Magnetic-composite artificial muscle offers human-dwarfing strength in next-gen robotics.
Source: Ociacia/Getty Images.

 

A team at Ulsan National Institute of Science and Technology (UNIST) in South Korea has created a new type of artificial muscle, a magnetic-composite actuator, that can lift about 4,000 times its own weight. The device weighs roughly 1.13 grams and has demonstrated the ability to lift up to 5 kilograms, reports Live Science.

What makes this development noteworthy is the resolution of a long-standing trade-off in artificial-muscle design: either high flexibility with low strength, or high strength with low flexibility. The new muscle uses a dual cross-linking composite: a covalently bonded chemical network and a reversible physical network. Magnetic microparticles (NdFeB) and a stiffness-tuning polymer matrix allow the muscle to switch between soft and stiff states, a key feature for robotic systems that need both compliance and load-bearing capability.

In contraction tests, the artificial muscle achieved an 86.4% strain, more than double that of human skeletal muscle, and a work density of about 1,150 kJ/m³, roughly 30 times of human muscle capability. Because it can stiffen when bearing heavy loads and soften when moving, the muscle becomes ideal for humanoid robots and wearable devices where motion and strength must be balanced.
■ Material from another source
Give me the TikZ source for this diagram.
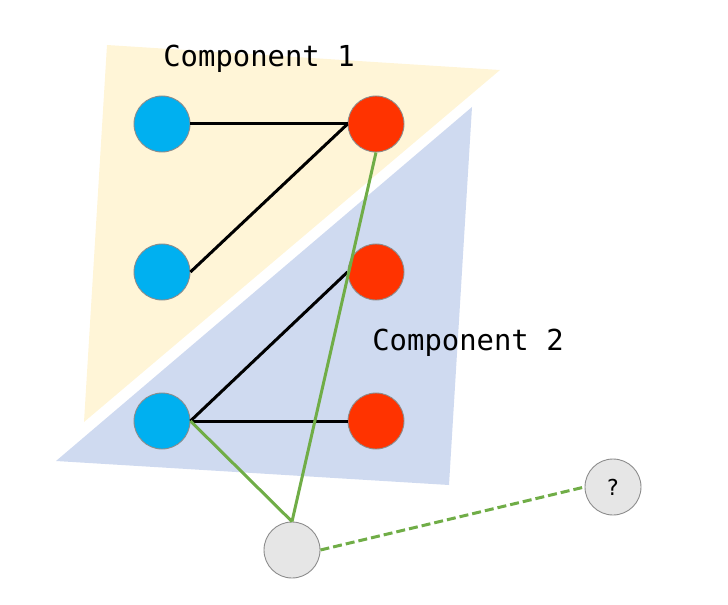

Still, the accomplishment is at a proof-of-concept level. The researchers must now validate long-term durability, integration into full robotic systems, real-world control, and power-supply issues. For engineers working on robotics, automation, or wearable tech, this indicates a shift: actuators may no longer be bulky electric motors, but lightweight artificial muscles with human-or-better performance.

This magnetic-composite artificial muscle could redefine what robots can lift, how they move, and how human-machine systems are designed.